Ops risk is the daily grind. Downtime vaporizes margin, so sites obsess over power quality (surge/arc‑fault protection, clean grounding), fire safety (detection, isolation, clean‑agent suppression), and environmental monitoring. Spares on hand – PSUs, fans, control boards – turn a week‑long wait into an hour’s fix. Runbooks for heat waves, storms, and grid curtailment keep humans calm when alarms blink.

Legal and compliance are the paperwork side of the same coin. Large prepayments for hosting or hardware trigger source‑of‑funds checks; permits can require energy audits; noise and environmental limits are real. Import duties, e‑waste handling, labor and land rules – all tend to be local, and all bite if ignored.

Finally, counterparties. Pools and hosters are critical partners, so miners read the fine print: payout models and minimums, incident history, SLA and uptime targets, curtailment revenue sharing, demand‑charge passthroughs, penalties, escrow milestones, and exit clauses. Diversifying endpoints (multi‑pool, split hosting) turns a single point of failure into a shrug. The TL;DR checklist: scenario P&L, a written hedge playbook, a spares list, safety audits, contract redlines, and a simple plan B for every dependency.

Profitability today: “yes, but…”

Short answer for industrial setups: yes, mining can still work – but only when the inputs line up. Three levers decide most outcomes: the all‑in power price (your tariff/PPA plus demand charges and curtailment math), the efficiency of the fleet (joules per terahash and real uptime), and operational discipline (hedging, maintenance, pool/hosting choices). Fee spikes are a bonus, not a business model.

Two quick P&L archetypes explain the split:

Low‑cost power + new‑gen ASICs. Think hydro/stranded energy or DR‑friendly contracts, machines under the newest efficiency band, steady uptime. On average hashprice, this setup leaves room for positive gross margin, with upside from DR credits, heat reuse, or smart treasury timing.

Retail‑like power + legacy ASICs. Commercial tariffs and a 25–30+ J/TH fleet in a hot climate push costs up. Margins flip thin to negative unless you add extra revenue (DR payments, heat sales), underclock aggressively, or actively hedge production. Many operators in this bucket pivot to hosting or shut off during weak epochs.
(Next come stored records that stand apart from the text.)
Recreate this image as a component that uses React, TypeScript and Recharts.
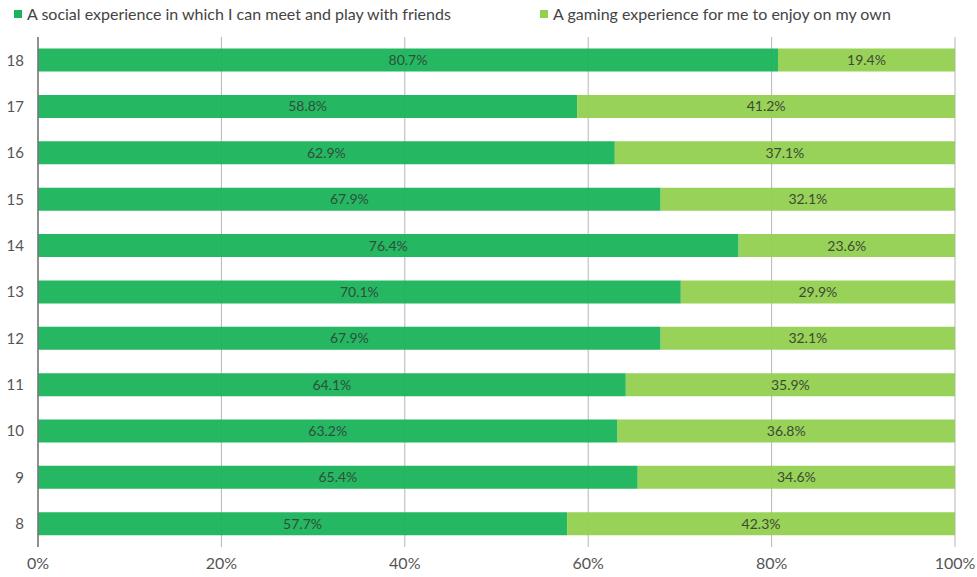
import React from 'react';
import { BarChart, Bar, XAxis, YAxis, CartesianGrid, Legend, LabelList } from 'recharts';

const ages = ['18', '17', '16', '15', '14', '13', '12', '11', '10', '9', '8'];
const socialValues = [80.7, 58.8, 62.9, 67.9, 76.4, 70.1, 67.9, 64.1, 63.2, 65.4, 57.7];
const soloValues = [19.4, 41.2, 37.1, 32.1, 23.6, 29.9, 32.1, 35.9, 36.8, 34.6, 42.3];
const xTicks = [0, 20, 40, 60, 80, 100];

const SOCIAL_LABEL = 'A social experience in which I can meet and play with friends';
const SOLO_LABEL = 'A gaming experience for me to enjoy on my own';

const data = ages.map((age, i) => ({
  age,
  social: socialValues[i],
  solo: soloValues[i],
}));

const FONT = 'Lato, "Open Sans", sans-serif';

const LegendContent = () => {
  const items = [
    { label: SOCIAL_LABEL, color: '#1ab35b', left: 14 },
    { label: SOLO_LABEL, color: '#92d050', left: 540 },
  ];
  return (
    <div style={{ position: 'relative', height: 20, width: 977 }}>
      {items.map((it) => (
        <div
          key={it.label}
          style={{
            position: 'absolute',
            left: it.left,
            top: 4,
            display: 'flex',
            alignItems: 'center',
            fontFamily: FONT,
            fontSize: 16,
            color: '#444',
            whiteSpace: 'nowrap',
          }}
        >
          <span style={{ width: 8, height: 8, background: it.color, marginRight: 5, display: 'inline-block' }} />
          {it.label}
        </div>
      ))}
    </div>
  );
};

const App = () => {
  return (
    <div style={{ position: 'fixed', left: 0, top: 0, background: '#fff' }}>
      <BarChart
        width={977}
        height={577}
        data={data}
        layout="vertical"
        margin={{ top: 17, right: 22, bottom: 0, left: 0 }}
        barCategoryGap="25%"
      >
        <CartesianGrid horizontal={false} stroke="#b5b5b5" />
        <XAxis
          type="number"
          domain={[0, 100]}
          ticks={xTicks}
          allowDataOverflow
          axisLine={false}
          tickLine={false}
          tickSize={0}
          tickMargin={11}
          height={30}
          tickFormatter={(v) => `${v}%`}
          tick={{ fontSize: 16, fill: '#555', fontFamily: FONT }}
        />
        <YAxis
          type="category"
          dataKey="age"
          width={38}
          axisLine={{ stroke: '#777', strokeWidth: 1.5 }}
          tickLine={false}
          tickSize={0}
          tickMargin={14}
          tick={{ fontSize: 15, fill: '#555', fontFamily: FONT }}
        />
        <Legend verticalAlign="top" align="left" content={<LegendContent />} wrapperStyle={{ top: 0, left: 0 }} />
        <Bar dataKey="social" name={SOCIAL_LABEL} stackId="a" fill="#1ab35b" fillOpacity={0.95} isAnimationActive={false}>
          <LabelList
            dataKey="social"
            position="center"
            formatter={(v: any) => `${v}%`}
            style={{ fontSize: 14, fill: '#2e4f3a', fontFamily: FONT }}
          />
        </Bar>
        <Bar dataKey="solo" name={SOLO_LABEL} stackId="a" fill="#92d050" fillOpacity={0.95} isAnimationActive={false}>
          <LabelList
            dataKey="solo"
            position="center"
            formatter={(v: any) => `${v}%`}
            style={{ fontSize: 14, fill: '#3d4a33', fontFamily: FONT }}
          />
        </Bar>
      </BarChart>
    </div>
  );
};

export default App;
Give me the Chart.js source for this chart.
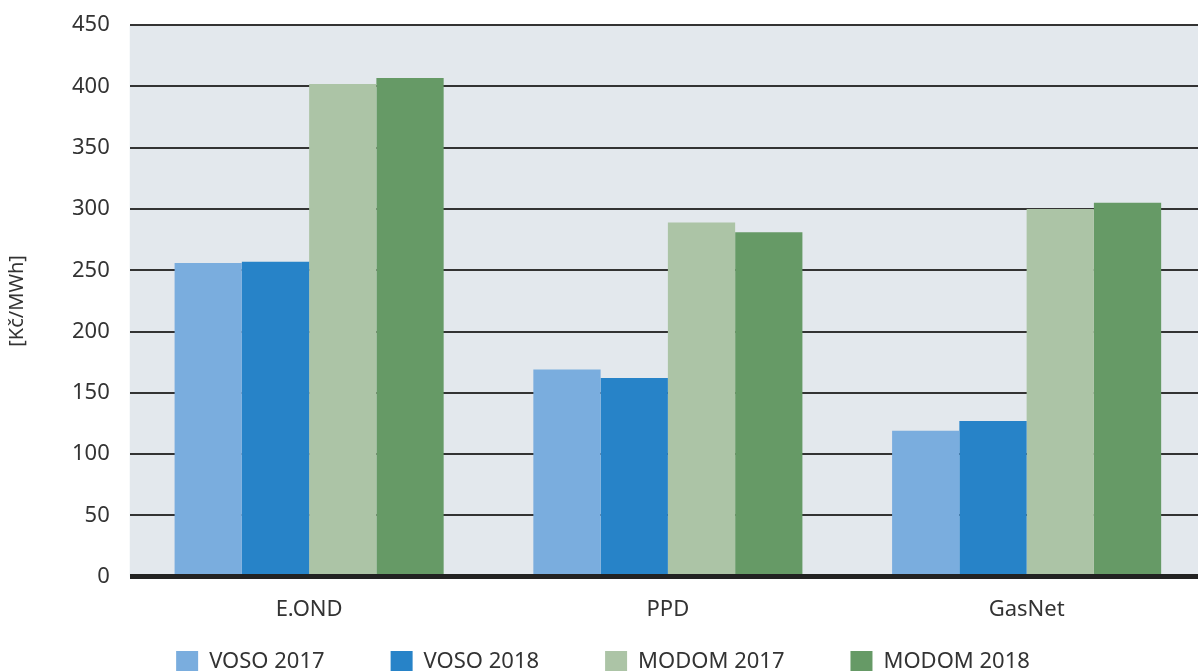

What turns a “maybe” into a “no”? Retail‑rate contracts, poor power quality or frequent outages, high stale‑share rates (latency), chunky pool/hosting fees, and unplanned downtime.

If you’re reading headlines and wondering whether industrial mining is viable, translate them into a quick checklist: contracted all‑in $/kWh and curtailment terms; fleet efficiency and delivery schedule; site infrastructure and grid stability; pool/hosting SLAs; legal/permit perimeter; and a plain‑English risk policy (hedges, spares, safety/runbooks). If those boxes are boringly solid, the math can still pencil out.